Penelitian in dilakukan untuk menguji kembali apakah dengan menggunakan teori yang sama dengan sampel dan lokasi yang berbeda akan menghasilkan hasil yang sama sehingga hasil penelitian ini dapat memperkuat teori yang ada.
1.2 Rumusan Masalah
Beberapa hasil penelitian terdahulu mengenai konsekuesi partisipasi penganggaran, dalam hal ini hubungan antara partisipasi penganggaran dan kinerja manajerial menyatakan bahwa terdapat ketidakkonsistenan atas hasil temuan penelitian tersebut. Selain itu, Shields dan Shields (1998) menyatakan bahwa penelitian itu penting tidak hanya memahami konsekuensi partisipasi penganggaran, tetapi juga untuk menginvestigasi antesedennya. Berdasarkan uraian tersebut, penelitian ini mencoba untuk menguji anteseden dan konsekuensi partisipasi penganggaran. Berikut dapat dirumuskan masalah dalam penelitian ini dalam bentuk pertanyaan, yaitu: 1. Apakah desentralisasi berpengaruh terhadap partisipasi penganggaran? 2. Apakah sikap kerja berpengaruh terhadap partisipasi penganggaran? 3. Apakah kebutuhan akan prestasi berpengaruh terhadap partisipasi penganggaran? 4. Apakah partisipasi penganggaran berpengaruh terhadap kinerja manajerial aparat pemerintah daerah? 5. Apakah desentralisasi, sikap kerja dan kebutuhan akan prestasi berpengaruh terhadap kinerja manajerial aparat pemerintah daerah jika dimediasi oleh partisipasi penganggaran? 1.3 Tujuan Penelitian Sesuai dengan rumusan masalah, penelitian ini mempunyai tujuan sebagai berikut: 1. Untuk menganalisis pengaruh desentralisasi terhadap partisipasi penganggaran. 2. Untuk menganalisis pengaruh sikap kerja terhadap partisipasi penganggaran. 3. Untuk menganalisis pengaruh kebutuhan akan prestasi terhadap partisipasi penganggaran. 4. Untuk menganalisis pengaruh partisipasi penganggaran terhadap kinerja aparat pemerintah daerah.
5. Untuk menganalisis pengaruh desentralisasi, sikap kerja dan kebutuhan akan prestasi terhadap kinerja manajerial aparat pemerintah daerah dimediasi oleh partisipasi penganggaran.
1.4 Manfaat Penelitian 1.4.1
Kontribusi Teoritis Hasil penelitian ini diharapkan dapat memberikan kontribusi pada pengembangan teori
akuntansi manajemen dan keperilakuan pada organisasi sektor publik yang berkaitan dengan efektivitas sistem perencanaan dan pengendalian anggaran dengan memperhatikan variabel pada level individual (sikap kerja dan kebutuhan akan prestasi) dan level organisasi (desentralisasi) kaitannya dengan kinerja aparat pemerintah daerah melalui partisipasi dalam penyusunan anggaran 1.4.2
Kontribusi Praktik Hasil penelitian ini juga diharapkan dapat memberikan kontribusi praktik untuk
organisasi sektor publik dalam menyusun perencanaan kegiatan berkaitan dengan proses penyusunan anggaran secara partisipatif untuk meningkatkan kinerja aparat pemerintah daerah dan organisasi secara keseluruhan. 1.5 Sistematika Penulisan Sistematika penulisan dalam penelitian ini disajikan dalam lima bagian.
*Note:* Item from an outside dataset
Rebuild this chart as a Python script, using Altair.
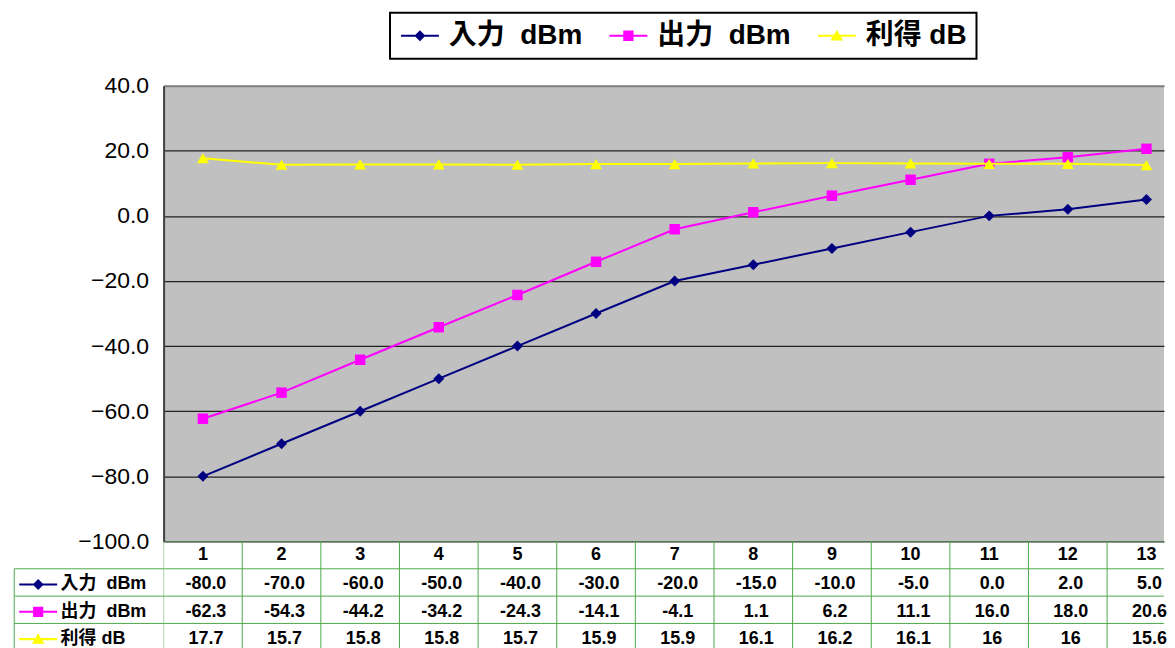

Bagian pertama, berisikan latar belakang masalah, rumusan masalah, tujuan penelitian, manfaat penelitian, dan sistematika penulisan. Bagian kedua, membahas mengenai tinjauan pustaka yang berkaitan dengan telaah teori, kerangka pemikiran teoritis, dan hipotesis penelitian. Bagian ketiga, membahas metode penelitian mengenai desain penelitian, populasi, sampel, besar sampel, dan teknik pengambilan sampel, variabel penelitian dan definisi operasional variabel, teknik pengumpulan data, dan teknik analisis data. Bagian keempat, merupakan hasil penelitian dan pembahasan yang terdiri dari data penelitian, hasil penelitian, dan pembahasan. Bagian kelima, berisikan kesimpulan, keterbatasan, implikasi dan saran.